Accumulated mtDNA mutations specifically impair complex I-linked respiration

Oxidative phosphorylation (OxPhos) within mitochondria relies on the coordinated synthesis of both nuclear- and mitochondrial-encoded protein subunits comprising the mitochondrial respiratory complexes (Complexes I–V). Mitochondrial DNA (mtDNA) encodes 13 proteins vital for Complex I, III, IV, and V function. Accumulated mutations in mtDNA are causally linked to aging and several age-related diseases, presumably as a consequence of impaired respiration. However, how high mtDNA mutation burden impinges on cellular bioenergetics across the major organ systems remains only partially resolved. Due to the growing links connecting mtDNA mutations to human pathophysiology, here we leveraged a comprehensive mitochondrial phenotyping platform to assess the phenotypic consequences of increased mtDNA mutation burden across tissues (brown adipose, brain, colon, heart, kidney, liver, lung, and bone marrow-derived mononuclear cells) of the mouse.
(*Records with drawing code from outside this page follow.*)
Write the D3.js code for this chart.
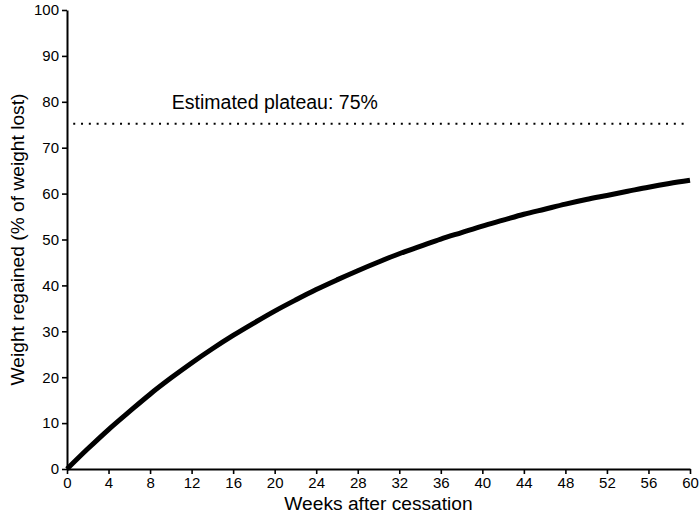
<!DOCTYPE html>
<html>
<head>
<meta charset="utf-8">
<script src="https://cdn.jsdelivr.net/npm/d3@7"></script>
<style>
  body { margin: 0; background: #fff; }
  svg text { font-family: "Liberation Sans", Arial, sans-serif; fill: #000; }
</style>
</head>
<body>
<svg id="chart" width="700" height="525"></svg>
<script>
// Data (weeks after cessation vs % of weight regained)
const weeks  = [0, 2, 4, 6, 8, 10, 12, 14, 16, 18, 20, 22, 24, 26, 28, 30, 32, 34, 36, 38, 40, 42, 44, 46, 48, 50, 52, 54, 56, 58, 60];
const regain = [0, 4.4, 8.6, 12.5, 16.3, 19.8, 23.1, 26.2, 29.1, 31.8, 34.4, 36.8, 39.1, 41.2, 43.2, 45.1, 46.9, 48.5, 50.1, 51.5, 52.9, 54.2, 55.5, 56.6, 57.7, 58.7, 59.6, 60.5, 61.4, 62.2, 62.9];
const plateau = 75.2;
const plateauLabel = "Estimated plateau: 75%";
const xTicks = [0, 4, 8, 12, 16, 20, 24, 28, 32, 36, 40, 44, 48, 52, 56, 60];
const yTicks = [0, 10, 20, 30, 40, 50, 60, 70, 80, 90, 100];
const xTitle = "Weeks after cessation";
const yTitle = "Weight regained (% of weight lost)";

const svg = d3.select("#chart");
const margin = { left: 67, right: 10, top: 10, bottom: 56 };
const W = 700, H = 525;

const x = d3.scaleLinear().domain([0, 60]).range([margin.left, W - margin.right]);
const y = d3.scaleLinear().domain([0, 100]).range([H - margin.bottom, margin.top]);

// Axes
const xAxis = svg.append("g")
  .attr("transform", `translate(0,${y(0)})`)
  .call(d3.axisBottom(x).tickValues(xTicks).tickSize(5).tickSizeOuter(0).tickPadding(3));
const yAxis = svg.append("g")
  .attr("transform", `translate(${x(0)},0)`)
  .call(d3.axisLeft(y).tickValues(yTicks).tickSize(5).tickSizeOuter(0).tickPadding(3));

[xAxis, yAxis].forEach(g => {
  g.select(".domain").attr("stroke", "#000").attr("stroke-width", 2);
  g.selectAll(".tick line").attr("stroke", "#000").attr("stroke-width", 1.6);
  g.selectAll(".tick text").attr("font-size", 15).attr("font-family", "Liberation Sans, Arial, sans-serif").attr("fill", "#000");
});

// Plateau dotted line
svg.append("line")
  .attr("x1", x(0.6)).attr("x2", x(59.8))
  .attr("y1", y(plateau)).attr("y2", y(plateau))
  .attr("stroke", "#000").attr("stroke-width", 2)
  .attr("stroke-dasharray", "2 5.8");

svg.append("text")
  .attr("x", x(10.1)).attr("y", y(plateau) - 15)
  .attr("font-size", 19.5)
  .text(plateauLabel);

// Curve
const pts = weeks.map((w, i) => [w, regain[i]]);
const line = d3.line().x(d => x(d[0])).y(d => y(d[1])).curve(d3.curveMonotoneX);
svg.append("path")
  .datum(pts)
  .attr("d", line)
  .attr("fill", "none")
  .attr("stroke", "#000")
  .attr("stroke-width", 5);

// Axis titles
svg.append("text")
  .attr("x", (x(0) + x(60)) / 2).attr("y", 510)
  .attr("text-anchor", "middle")
  .attr("font-size", 19.2)
  .text(xTitle);

svg.append("text")
  .attr("transform", `translate(24,${(y(0) + y(100)) / 2}) rotate(-90)`)
  .attr("text-anchor", "middle")
  .attr("font-size", 19.2)
  .text(yTitle);
</script>
</body>
</html>
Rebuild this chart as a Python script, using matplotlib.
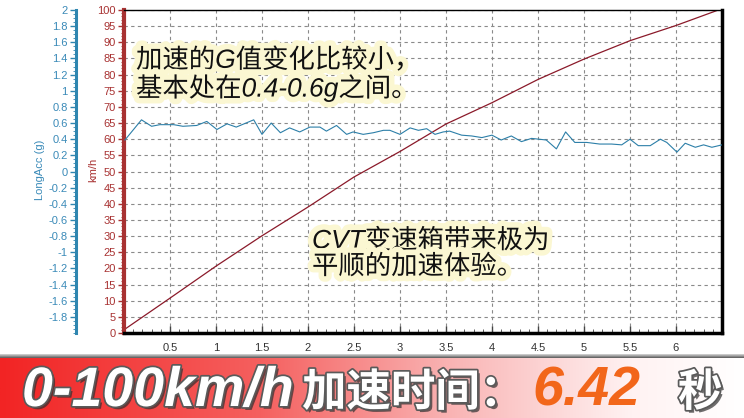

Remarkably, despite widespread reductions in OxPhos protein expression, mitochondrial respiratory capacity under mixed substrate conditions was largely preserved across tissues. More detailed analysis revealed that NAD-linked respiration exhibited partial functional deficits in most tissues, consistent with functional deficiencies in complex I. In contrast, respiration routed from CII-CIII-CIV-CV remained intact. Together, these findings highlight Complex I as the primary functional consequence of mtDNA mutational load.